**Recorded data**
==========
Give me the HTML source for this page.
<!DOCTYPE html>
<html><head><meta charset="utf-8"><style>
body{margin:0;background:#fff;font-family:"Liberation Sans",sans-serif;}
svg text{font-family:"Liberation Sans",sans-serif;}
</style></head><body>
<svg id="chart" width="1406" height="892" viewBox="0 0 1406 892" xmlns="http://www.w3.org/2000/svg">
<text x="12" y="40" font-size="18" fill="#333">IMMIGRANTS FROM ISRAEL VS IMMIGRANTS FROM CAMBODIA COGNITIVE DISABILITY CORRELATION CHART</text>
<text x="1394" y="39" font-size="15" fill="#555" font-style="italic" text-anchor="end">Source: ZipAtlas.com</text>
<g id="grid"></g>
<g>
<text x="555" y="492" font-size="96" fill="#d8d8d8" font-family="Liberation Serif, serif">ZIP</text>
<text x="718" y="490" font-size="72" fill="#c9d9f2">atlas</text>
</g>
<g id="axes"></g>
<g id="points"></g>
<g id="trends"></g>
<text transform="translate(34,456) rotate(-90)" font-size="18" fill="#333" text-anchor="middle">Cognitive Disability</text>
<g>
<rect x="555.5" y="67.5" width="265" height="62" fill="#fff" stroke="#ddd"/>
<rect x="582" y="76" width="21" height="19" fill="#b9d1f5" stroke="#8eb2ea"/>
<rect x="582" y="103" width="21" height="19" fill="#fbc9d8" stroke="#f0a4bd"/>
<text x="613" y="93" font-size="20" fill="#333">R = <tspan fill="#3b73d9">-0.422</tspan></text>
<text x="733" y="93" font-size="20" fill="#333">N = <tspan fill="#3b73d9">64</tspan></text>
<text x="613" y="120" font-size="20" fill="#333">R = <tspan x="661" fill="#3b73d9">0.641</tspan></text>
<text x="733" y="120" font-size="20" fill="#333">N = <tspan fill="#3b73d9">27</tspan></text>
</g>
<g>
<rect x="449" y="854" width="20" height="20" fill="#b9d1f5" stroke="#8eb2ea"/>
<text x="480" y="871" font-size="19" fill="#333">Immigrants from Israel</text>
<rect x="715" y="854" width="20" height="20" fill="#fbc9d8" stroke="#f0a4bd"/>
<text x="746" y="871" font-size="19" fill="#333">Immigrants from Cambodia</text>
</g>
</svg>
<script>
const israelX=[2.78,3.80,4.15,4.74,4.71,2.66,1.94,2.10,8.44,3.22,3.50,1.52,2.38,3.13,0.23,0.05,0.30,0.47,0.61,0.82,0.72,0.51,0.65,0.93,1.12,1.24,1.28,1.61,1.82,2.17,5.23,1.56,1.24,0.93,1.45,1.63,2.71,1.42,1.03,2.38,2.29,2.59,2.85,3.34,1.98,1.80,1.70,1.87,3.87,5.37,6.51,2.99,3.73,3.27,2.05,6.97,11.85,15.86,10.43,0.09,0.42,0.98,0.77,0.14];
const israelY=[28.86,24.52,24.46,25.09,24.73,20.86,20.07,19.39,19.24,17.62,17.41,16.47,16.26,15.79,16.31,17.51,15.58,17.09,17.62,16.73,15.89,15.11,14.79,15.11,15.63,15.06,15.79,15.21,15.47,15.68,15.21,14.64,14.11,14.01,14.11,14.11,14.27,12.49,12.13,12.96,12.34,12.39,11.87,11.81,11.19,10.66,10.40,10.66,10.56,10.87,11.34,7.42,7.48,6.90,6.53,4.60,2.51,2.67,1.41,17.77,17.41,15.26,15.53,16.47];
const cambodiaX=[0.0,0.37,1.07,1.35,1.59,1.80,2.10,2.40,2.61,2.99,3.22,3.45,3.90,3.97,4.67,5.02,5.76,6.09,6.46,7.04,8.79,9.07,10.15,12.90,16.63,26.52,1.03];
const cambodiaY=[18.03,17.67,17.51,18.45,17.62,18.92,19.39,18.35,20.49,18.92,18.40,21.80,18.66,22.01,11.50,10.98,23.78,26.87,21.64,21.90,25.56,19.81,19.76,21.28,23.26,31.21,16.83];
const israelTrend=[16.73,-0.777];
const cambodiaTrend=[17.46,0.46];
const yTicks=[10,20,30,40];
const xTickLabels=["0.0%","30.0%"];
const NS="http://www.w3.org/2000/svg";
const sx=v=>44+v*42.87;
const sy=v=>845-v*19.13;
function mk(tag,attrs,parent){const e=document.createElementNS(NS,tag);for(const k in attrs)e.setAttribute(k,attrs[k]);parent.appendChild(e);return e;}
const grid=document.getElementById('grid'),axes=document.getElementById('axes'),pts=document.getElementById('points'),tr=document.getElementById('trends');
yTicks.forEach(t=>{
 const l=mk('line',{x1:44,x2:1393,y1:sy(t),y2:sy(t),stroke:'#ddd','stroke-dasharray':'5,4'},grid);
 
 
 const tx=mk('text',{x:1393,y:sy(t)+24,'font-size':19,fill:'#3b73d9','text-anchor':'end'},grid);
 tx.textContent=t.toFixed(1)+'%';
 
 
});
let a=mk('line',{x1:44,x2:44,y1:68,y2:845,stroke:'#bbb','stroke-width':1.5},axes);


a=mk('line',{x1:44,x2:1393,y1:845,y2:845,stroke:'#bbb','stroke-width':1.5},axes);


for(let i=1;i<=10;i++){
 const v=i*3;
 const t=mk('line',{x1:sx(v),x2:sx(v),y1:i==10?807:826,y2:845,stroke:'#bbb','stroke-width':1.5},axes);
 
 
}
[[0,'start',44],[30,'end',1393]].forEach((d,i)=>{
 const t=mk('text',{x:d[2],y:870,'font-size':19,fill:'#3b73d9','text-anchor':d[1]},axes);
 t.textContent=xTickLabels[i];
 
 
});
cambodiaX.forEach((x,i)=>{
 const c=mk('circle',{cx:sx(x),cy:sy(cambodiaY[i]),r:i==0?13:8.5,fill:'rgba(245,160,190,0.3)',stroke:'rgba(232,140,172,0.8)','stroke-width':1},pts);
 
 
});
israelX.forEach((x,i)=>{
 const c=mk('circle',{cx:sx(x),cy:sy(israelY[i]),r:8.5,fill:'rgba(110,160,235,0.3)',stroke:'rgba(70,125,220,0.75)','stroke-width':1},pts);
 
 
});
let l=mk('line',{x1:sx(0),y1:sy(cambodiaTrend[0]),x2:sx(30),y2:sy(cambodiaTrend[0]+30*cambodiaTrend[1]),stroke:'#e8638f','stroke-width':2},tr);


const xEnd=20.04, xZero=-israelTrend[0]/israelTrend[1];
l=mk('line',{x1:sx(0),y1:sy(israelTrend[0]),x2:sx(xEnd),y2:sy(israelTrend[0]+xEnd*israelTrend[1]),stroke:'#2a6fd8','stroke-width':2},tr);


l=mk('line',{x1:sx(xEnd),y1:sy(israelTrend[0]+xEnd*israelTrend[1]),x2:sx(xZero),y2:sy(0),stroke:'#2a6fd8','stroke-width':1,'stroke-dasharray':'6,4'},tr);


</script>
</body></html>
==========
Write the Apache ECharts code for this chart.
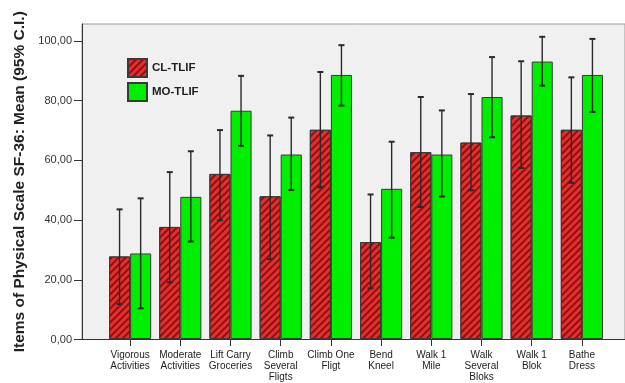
==========
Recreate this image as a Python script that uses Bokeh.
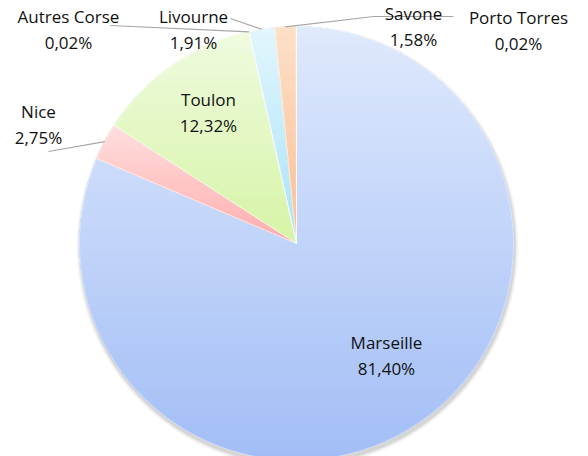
==========
**Exercise instructions**
How many lines of the listing include the string "script"? Answer with the number alone.

**Result**
3